Physicians who reject an AI-based recommendation of established care guidelines in order to provide more personalized medicine are at heightened risk of being sued for malpractice should the patient be harmed.
So are physicians who go along with AI when it recommends a nonstandard treatment and a bad patient outcome follows.
The authors of an analysis running in JAMA break out the scenarios that practitioners using AI would do well to consider before hypotheticals become actual cases.
Because tort law is inherently conservative, notes W. Nicholson Price II, JD, PhD, of the University of Michigan, and colleagues, “reliance on medical AI to deviate from the otherwise known standard of care will likely be a defense to liability well before physicians are held liable for rejecting AI recommendations.”
But physicians should watch for developments because the legal environment may change quickly, they add.
The authors offer several steps physicians should take now to cut their risk of legal exposure later, including:
1. Learn how to use and interpret AI algorithms in your practice. In the process, consider situations in which an available medical AI might be applied and how much confidence you might place in an algorithmic recommendation, Price and colleagues advise.
“This is a challenge, and evaluation tools are still very much under development,” they write.
At the same time, they point out, physicians can play a major role in shaping the discussion around liability and medical AI.
2. Encourage your professional organization(s) to take active steps to evaluate practice-specific algorithms. “Review by the FDA will provide some quality assurance, but societies will be well placed to provide additional guidelines to evaluate AI products at implementation and to evaluate AI recommendations for individual patients,” the authors write.
3. Push for high-level administrative efforts within your affiliated hospitals and health systems to guide AI deployments that align with clinical needs. “When external AI products are procured, physicians should advocate for safeguards to ensure that such products are rigorously vetted before procurement, just as with other novel medical devices,” Price and co-authors write.

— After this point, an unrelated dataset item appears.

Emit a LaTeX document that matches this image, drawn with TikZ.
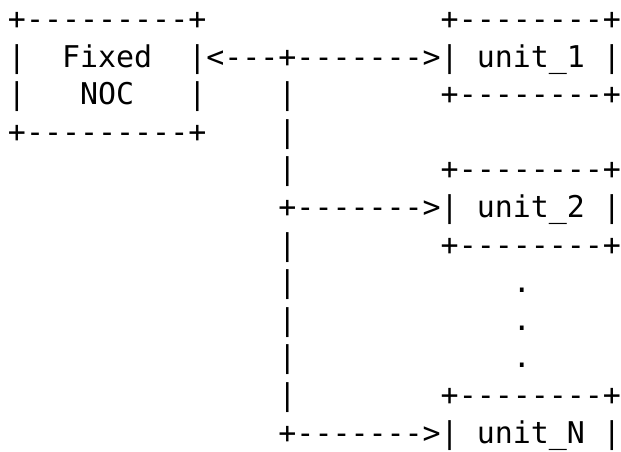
\documentclass[tikz,border=0pt]{standalone}
\usepackage{fontspec}
\setmonofont{DejaVu Sans Mono}
\begin{document}
\begin{tikzpicture}[x=1pt,y=1pt,
  txt/.style={inner sep=0pt,outer sep=0pt,anchor=base west,
    font=\ttfamily\fontsize{29.95}{37.6}\selectfont,text=black}]
\useasboundingbox[fill=white] (0,0) rectangle (621,451);
\newcommand\seg[4]{\node[txt] (#1) at ({8+18.03*#2},{451-29.5-37.6*#3}) {#4};}
% row 0
\seg{noctop}{0}{0}{+---------+}
\seg{uAtop}{24}{0}{+--------+}
% row 1
\seg{nocl1}{0}{1}{|}
\seg{fixed}{3}{1}{Fixed}
\seg{link1}{10}{1}{|<---+------->|}
\seg{uA}{26}{1}{unit\_1}
\seg{uAr}{33}{1}{|}
% row 2
\seg{nocl2}{0}{2}{|}
\seg{noc}{4}{2}{NOC}
\seg{nocr2}{10}{2}{|}
\seg{bus2}{15}{2}{|}
\seg{uAbot}{24}{2}{+--------+}
% row 3
\seg{nocbot}{0}{3}{+---------+}
\seg{bus3}{15}{3}{|}
% row 4
\seg{bus4}{15}{4}{|}
\seg{uBtop}{24}{4}{+--------+}
% row 5
\seg{link2}{15}{5}{+------->|}
\seg{uB}{26}{5}{unit\_2}
\seg{uBr}{33}{5}{|}
% row 6
\seg{bus6}{15}{6}{|}
\seg{uBbot}{24}{6}{+--------+}
% rows 7-9
\seg{bus7}{15}{7}{|}
\seg{dot1}{28}{7}{.}
\seg{bus8}{15}{8}{|}
\seg{dot2}{28}{8}{.}
\seg{bus9}{15}{9}{|}
\seg{dot3}{28}{9}{.}
% row 10
\seg{bus10}{15}{10}{|}
\seg{uNtop}{24}{10}{+--------+}
% row 11
\seg{linkN}{15}{11}{+------->|}
\seg{uN}{26}{11}{unit\_N}
\seg{uNr}{33}{11}{|}
\end{tikzpicture}
\end{document}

4. Get your malpractice insurer to detail its coverage policies around the use of medical AI in practice. The authors ask: Is care that relies on AI recommendations covered the same as care without such recommendations, or does the insurer treat such practices differently? Are practices different for more opaque algorithms that provide little or no reasoning?
“Collectively, physicians and their hospital systems may be able to make demands for changes in terms of insurance coverage to better accommodate the needs of a future of AI-enabled medicine,” they write.
As AI enters medical practice, physicians “need to know how law will assign liability for injuries that arise from interaction between algorithms and practitioners,” Price et al. conclude. “These issues are likely to arise sooner rather than later.”